[Start DATA ENTRIES]
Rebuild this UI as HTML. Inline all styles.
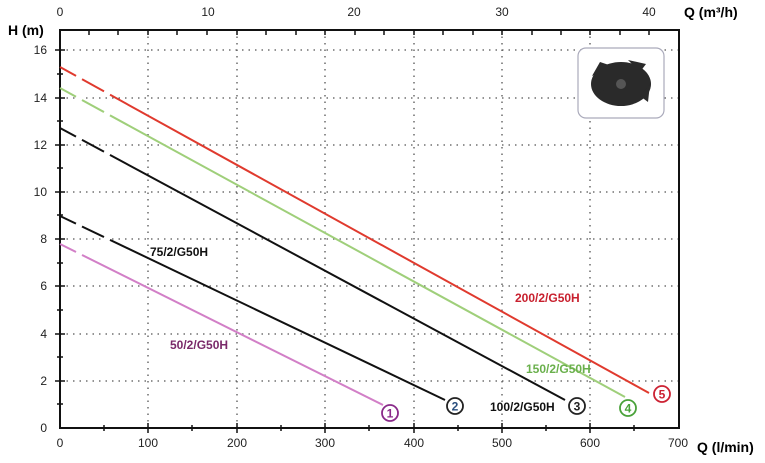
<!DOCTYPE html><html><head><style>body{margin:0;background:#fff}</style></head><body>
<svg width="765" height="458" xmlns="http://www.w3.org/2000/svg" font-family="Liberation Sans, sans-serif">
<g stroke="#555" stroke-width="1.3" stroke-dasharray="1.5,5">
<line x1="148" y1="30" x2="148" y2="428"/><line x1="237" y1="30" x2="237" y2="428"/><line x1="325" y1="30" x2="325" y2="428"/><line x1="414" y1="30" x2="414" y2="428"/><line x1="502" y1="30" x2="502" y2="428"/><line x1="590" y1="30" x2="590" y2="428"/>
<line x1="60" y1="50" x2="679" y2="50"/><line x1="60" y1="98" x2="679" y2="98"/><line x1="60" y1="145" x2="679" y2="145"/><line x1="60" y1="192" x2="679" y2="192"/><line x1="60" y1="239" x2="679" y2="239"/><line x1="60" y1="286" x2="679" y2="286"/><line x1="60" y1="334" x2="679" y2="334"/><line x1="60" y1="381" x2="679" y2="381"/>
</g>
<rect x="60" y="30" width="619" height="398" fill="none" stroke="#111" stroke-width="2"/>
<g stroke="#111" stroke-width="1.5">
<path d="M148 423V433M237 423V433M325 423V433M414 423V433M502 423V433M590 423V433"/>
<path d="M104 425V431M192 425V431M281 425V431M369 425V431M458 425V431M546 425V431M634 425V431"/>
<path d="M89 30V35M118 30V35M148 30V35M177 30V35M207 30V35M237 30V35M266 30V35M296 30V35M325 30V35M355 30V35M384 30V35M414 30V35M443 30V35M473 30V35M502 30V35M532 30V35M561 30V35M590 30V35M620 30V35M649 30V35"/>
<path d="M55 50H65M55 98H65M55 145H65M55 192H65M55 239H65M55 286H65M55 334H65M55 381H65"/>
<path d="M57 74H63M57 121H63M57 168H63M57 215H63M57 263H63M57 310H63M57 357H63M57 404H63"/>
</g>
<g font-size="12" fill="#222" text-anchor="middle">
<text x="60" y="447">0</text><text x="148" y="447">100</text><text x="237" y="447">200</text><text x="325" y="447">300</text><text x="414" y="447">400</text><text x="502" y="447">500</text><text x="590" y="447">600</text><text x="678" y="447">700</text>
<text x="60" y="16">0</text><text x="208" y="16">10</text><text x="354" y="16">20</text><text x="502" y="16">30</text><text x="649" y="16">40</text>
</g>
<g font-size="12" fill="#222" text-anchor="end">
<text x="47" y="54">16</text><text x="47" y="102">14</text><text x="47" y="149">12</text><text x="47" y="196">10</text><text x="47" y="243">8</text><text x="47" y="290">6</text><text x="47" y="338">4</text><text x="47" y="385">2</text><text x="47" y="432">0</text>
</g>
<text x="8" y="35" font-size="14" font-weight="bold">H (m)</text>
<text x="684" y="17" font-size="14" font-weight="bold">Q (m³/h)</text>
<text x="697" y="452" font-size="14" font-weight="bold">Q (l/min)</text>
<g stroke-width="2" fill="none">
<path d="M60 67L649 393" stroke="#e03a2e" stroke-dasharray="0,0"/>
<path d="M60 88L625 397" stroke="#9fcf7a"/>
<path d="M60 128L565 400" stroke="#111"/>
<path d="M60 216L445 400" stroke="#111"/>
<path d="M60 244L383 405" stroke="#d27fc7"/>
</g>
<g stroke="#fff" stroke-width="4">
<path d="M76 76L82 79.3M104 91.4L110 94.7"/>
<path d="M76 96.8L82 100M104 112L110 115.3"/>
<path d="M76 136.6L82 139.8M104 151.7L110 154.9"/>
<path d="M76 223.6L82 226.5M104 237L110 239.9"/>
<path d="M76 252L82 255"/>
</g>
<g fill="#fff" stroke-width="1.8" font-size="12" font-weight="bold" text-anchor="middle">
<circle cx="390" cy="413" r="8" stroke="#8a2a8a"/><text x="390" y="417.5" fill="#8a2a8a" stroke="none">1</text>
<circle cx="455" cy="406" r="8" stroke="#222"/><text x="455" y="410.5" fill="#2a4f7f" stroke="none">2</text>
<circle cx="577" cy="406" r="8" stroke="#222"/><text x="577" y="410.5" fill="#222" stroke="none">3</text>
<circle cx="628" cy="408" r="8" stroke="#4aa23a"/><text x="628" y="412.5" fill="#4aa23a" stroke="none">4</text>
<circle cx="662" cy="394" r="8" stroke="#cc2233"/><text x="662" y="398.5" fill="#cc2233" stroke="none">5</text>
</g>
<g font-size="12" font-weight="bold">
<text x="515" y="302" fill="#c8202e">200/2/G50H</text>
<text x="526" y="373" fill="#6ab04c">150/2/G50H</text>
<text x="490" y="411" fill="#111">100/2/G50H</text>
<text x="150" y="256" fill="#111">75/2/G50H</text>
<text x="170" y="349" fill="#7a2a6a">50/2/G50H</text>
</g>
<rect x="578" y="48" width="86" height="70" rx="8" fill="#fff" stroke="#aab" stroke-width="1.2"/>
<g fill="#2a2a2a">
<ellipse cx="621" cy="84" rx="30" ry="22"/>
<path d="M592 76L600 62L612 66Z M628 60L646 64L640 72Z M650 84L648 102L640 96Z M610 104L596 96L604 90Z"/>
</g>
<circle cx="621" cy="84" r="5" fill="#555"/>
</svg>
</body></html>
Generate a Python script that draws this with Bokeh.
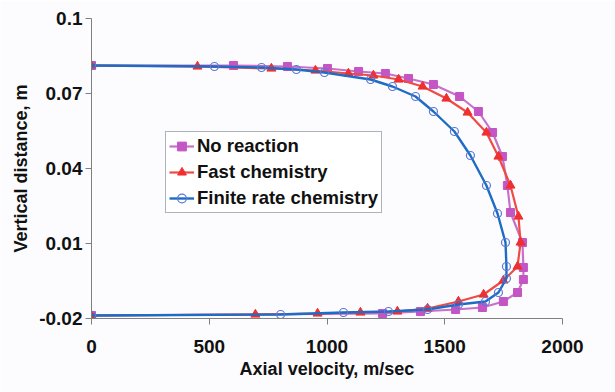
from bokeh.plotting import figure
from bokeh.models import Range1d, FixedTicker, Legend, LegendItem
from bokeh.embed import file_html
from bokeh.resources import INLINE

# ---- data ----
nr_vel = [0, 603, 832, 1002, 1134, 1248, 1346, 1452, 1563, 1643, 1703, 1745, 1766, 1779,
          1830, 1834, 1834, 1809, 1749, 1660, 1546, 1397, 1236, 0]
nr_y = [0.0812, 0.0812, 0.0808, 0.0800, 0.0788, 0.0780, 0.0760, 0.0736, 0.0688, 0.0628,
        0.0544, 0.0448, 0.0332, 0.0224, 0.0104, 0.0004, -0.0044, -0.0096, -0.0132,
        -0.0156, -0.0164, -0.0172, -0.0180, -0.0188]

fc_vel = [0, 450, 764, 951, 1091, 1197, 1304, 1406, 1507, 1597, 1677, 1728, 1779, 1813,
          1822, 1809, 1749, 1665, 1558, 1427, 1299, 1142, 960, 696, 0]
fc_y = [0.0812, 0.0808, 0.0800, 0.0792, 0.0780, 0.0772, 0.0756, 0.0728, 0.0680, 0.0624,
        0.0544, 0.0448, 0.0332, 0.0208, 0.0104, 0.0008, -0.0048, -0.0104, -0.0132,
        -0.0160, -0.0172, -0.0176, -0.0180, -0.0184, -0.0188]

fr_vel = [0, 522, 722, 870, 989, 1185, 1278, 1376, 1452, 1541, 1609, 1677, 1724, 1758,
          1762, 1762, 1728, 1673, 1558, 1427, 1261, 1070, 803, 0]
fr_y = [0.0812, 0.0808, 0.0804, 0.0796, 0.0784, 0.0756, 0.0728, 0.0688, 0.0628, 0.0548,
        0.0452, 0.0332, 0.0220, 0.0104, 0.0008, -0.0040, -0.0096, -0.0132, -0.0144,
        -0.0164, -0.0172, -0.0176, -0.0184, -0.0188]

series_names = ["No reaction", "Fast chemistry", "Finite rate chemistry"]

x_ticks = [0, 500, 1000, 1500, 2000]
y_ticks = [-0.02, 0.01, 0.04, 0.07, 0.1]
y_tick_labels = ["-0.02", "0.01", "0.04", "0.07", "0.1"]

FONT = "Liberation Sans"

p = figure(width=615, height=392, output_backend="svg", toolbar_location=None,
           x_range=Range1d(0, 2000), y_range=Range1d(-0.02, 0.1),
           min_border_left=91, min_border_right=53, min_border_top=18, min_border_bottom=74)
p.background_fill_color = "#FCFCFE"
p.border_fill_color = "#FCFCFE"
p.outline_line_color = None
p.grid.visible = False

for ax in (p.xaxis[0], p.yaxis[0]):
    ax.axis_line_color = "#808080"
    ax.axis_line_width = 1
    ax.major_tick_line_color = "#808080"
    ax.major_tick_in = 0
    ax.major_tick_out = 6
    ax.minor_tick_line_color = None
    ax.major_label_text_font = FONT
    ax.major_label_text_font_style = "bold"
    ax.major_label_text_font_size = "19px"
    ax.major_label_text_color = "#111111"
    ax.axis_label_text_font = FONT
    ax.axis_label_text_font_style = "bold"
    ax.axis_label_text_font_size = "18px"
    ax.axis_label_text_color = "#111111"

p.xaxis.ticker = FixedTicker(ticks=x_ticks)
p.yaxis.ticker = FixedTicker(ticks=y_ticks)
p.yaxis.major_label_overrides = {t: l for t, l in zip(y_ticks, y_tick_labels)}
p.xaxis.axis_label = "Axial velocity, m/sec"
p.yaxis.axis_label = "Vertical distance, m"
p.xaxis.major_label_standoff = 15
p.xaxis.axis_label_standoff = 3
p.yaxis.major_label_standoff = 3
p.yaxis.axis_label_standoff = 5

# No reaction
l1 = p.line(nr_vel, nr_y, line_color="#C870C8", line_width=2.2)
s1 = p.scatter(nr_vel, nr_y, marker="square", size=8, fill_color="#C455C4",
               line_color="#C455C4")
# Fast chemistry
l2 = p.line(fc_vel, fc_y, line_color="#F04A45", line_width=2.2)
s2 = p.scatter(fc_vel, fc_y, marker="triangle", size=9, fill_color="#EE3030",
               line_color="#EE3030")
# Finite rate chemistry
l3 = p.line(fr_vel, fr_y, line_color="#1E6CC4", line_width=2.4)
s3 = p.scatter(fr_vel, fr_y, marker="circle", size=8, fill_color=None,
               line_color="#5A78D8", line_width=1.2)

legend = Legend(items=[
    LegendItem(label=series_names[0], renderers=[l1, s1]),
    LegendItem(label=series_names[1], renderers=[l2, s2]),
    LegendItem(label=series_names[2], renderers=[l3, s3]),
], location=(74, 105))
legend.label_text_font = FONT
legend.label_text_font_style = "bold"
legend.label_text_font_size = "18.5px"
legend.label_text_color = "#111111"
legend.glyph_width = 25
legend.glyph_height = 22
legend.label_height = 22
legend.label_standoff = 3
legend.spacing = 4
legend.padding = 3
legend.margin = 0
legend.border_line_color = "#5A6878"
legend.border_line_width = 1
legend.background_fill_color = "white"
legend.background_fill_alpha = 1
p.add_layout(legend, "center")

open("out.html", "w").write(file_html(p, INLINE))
[End DATA ENTRIES]
_SHORT PROBLEM_:
List each line of the records that holds the string "this".

_SOLUTION TO THE PROBLEM_:
Rebuild this UI as HTML. Inline all styles.
Generate a Python script that draws this with Bokeh.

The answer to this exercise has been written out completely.